A few days after the former president was indicted earlier this year on charges stemming from hush money payments to a porn star, Salaam released an ad responding to Trump’s 1989 message. “Even though thirty-four years ago you effectively called for my death and the death of four other innocent children, I wish you no harm,” he said.
“Rather, I am putting my faith in the judicial system to seek out the truth. I hope that you exercise your civil liberties to the fullest, and that you get what the Exonerated 5 did not get – a presumption of innocence, and a fair trial,” he continued.
Salaam — who said he identifies as a progressive Democrat — supports the same police department responsible for the forced confessions that led to his conviction. Yet unlike Richardson Jordan, he would not vote to take away NYPD funding.
“Most people would probably think, ‘Oh, Yusef Salaam, yes, he would probably be for that statement.’ But the truth of the matter is that I’m not,” he said in an interview.

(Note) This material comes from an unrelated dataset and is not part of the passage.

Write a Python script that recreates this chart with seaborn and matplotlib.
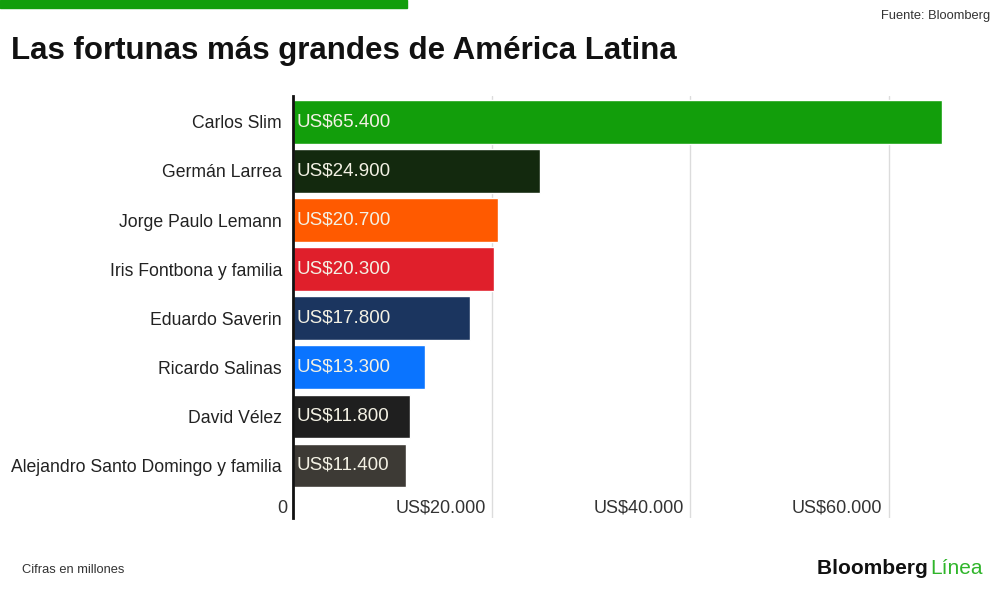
import pandas as pd
import matplotlib.pyplot as plt
import matplotlib.transforms as mtransforms
import seaborn as sns

# Datos (millones de US$)
names = [
    "Carlos Slim",
    "Germán Larrea",
    "Jorge Paulo Lemann",
    "Iris Fontbona y familia",
    "Eduardo Saverin",
    "Ricardo Salinas",
    "David Vélez",
    "Alejandro Santo Domingo y familia",
]
fortunes = [65400, 24900, 20700, 20300, 17800, 13300, 11800, 11400]
bar_colors = ["#129e0b", "#13290e", "#ff5a00", "#e01f2b",
              "#1b355f", "#0a74ff", "#1f1f1f", "#3d3a35"]
tick_values = [0, 20000, 40000, 60000]
tick_labels = ["0", "US$20.000", "US$40.000", "US$60.000"]

df = pd.DataFrame({"name": names, "fortune": fortunes})

sns.set_style("white")
plt.rcParams["font.family"] = ["Liberation Sans", "DejaVu Sans"]

fig = plt.figure(figsize=(10, 5.89), dpi=100)
ax = fig.add_axes([0.293, 0.1205, 0.665, 0.7165])

sns.barplot(data=df, x="fortune", y="name", hue="name", palette=bar_colors,
            width=0.88, saturation=1, legend=False, ax=ax)

ax.set_xlim(0, 67000)
ax.set_ylim(7 + 1.08, -0.53)
ax.set_xlabel("")
ax.set_ylabel("")

# Gridlines
for v in tick_values[1:]:
    ax.axvline(v, color="#dcdcdc", lw=1, zorder=0)

for s in ["top", "right", "bottom"]:
    ax.spines[s].set_visible(False)
ax.spines["left"].set_color("#111111")
ax.spines["left"].set_linewidth(2)
ax.spines["left"].set_zorder(5)

ax.tick_params(axis="y", length=0, pad=8, labelsize=12.7, labelcolor="#222222")
ax.set_xticks(tick_values)
ax.set_xticklabels(tick_labels)
ax.tick_params(axis="x", length=0, pad=-13, labelsize=13, labelcolor="#333333")
offset = mtransforms.ScaledTranslation(-6 / 100, 0, fig.dpi_scale_trans)
for lab in ax.get_xticklabels():
    lab.set_horizontalalignment("right")
    lab.set_transform(lab.get_transform() + offset)
    lab.set_zorder(6)

# Value labels inside bars
for i, v in enumerate(fortunes):
    ax.text(400, i, "US$" + f"{v:,}".replace(",", "."), va="center", ha="left",
            fontsize=13.5, color="#f3f1e4", zorder=6)

# Top green strip
fig.add_artist(plt.Rectangle((0, 1 - 8 / 589), 0.407, 8 / 589,
                             transform=fig.transFigure, color="#129e0b"))

fig.text(0.011, 0.914, "Las fortunas más grandes de América Latina",
         fontsize=22.5, fontweight="bold", color="#111111", va="center")
fig.text(0.99, 0.972, "Fuente: Bloomberg", fontsize=9.3, color="#333333",
         ha="right", va="center")
fig.text(0.022, 0.032, "Cifras en millones", fontsize=9.3, color="#333333",
         va="center")
t = fig.text(0.817, 0.034, "Bloomberg ", fontsize=15, fontweight="bold",
             color="#111111", va="center")
fig.canvas.draw()
bb = t.get_window_extent()
fig.text(bb.x1 / fig.bbox.width - 0.003, 0.034, "Línea", fontsize=15,
         color="#2fb52a", va="center")

fig.savefig("out.png", dpi=100)
plt.close(fig)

“What about the real criminals?” he asked. “When I think about the Central Park jogger case in that context, it was a real crime that happened. It was really a woman that was raped by an individual who was found to be the culprit…And so if we abolished the prisons, if we defunded the police, what does that say about us as a society?”
“We need righteous police,” he concluded.
The predominantly Black central Harlem district that Salaam will likely represent has a higher serious crime rate, a lower median income and more sharply escalating rents compared to citywide averages.
The three candidates shared similar sentiments about those central issues.
Former Gov. David Paterson, who supported Dickens in the race, said he didn’t see Salaam’s win as a rejection of his favored candidate, but more as a response to his story of personal tragedy and triumph.
“I think there was such a reaction to that situation that he became sort of martyred by it,” Paterson said in an interview. “After what happened to him, [voters said] we’re going to give him the chance.”